Author(s): Sapiro, Philip
Date: 2017
Abstract: The Representative Council’s demographics officer analyses data to assist various bodies to plan for the
future needs of the Jewish community in Liverpool, Wirral, Chester, and adjoining areas. These needs include
the scale of Jewish educational and social facilities for children, synagogue provision, welfare and social
provision for adults, residential care and, ultimately, burial needs. As with all Jewish demographic studies, the
question of who should be included arises. The government’s 2011 National Census used self-identification
as its definition of a member of a religion; for our purposes we ‘simply’ need to estimate the numbers of
people who might, now or in the future, wish to avail themselves of the services of the community – we might
call these ‘community affiliatable’ people, or simply ‘our community’. The work of the demographics officer
does NOT in any way seek to identify our community by name; indeed almost all data sources used exclude
any means of identifying individuals. The approach adopted merely seeks to quantify our population by
gender and age, with some analysis of the geographic spread across our community area.

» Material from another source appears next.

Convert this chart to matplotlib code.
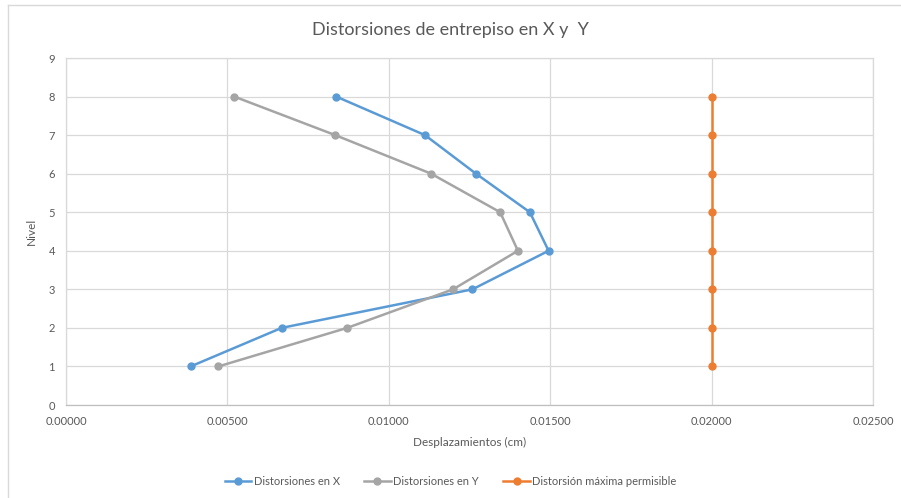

The analysis falls into three elements:
• An annual ‘snapshot’ of population elements - the main sources for which are data provided by the
shuls, the King David & Harold House Foundation, MJCC (on certain burials) and Greenbank Drive
Limited. My thanks to the administrators and honorary officers of those organisations for their
patience in completing the various forms.
• An assessment of the current overall size and age breakdown of the community, which builds on the
‘snapshot’, and makes use of information from both the 2011 National Census, and our own local
census also undertaken in that year.
• A projection of the future size and shape of the community. This is key to delivering the aims of the
work of the demographics officer, and is explained later in this report.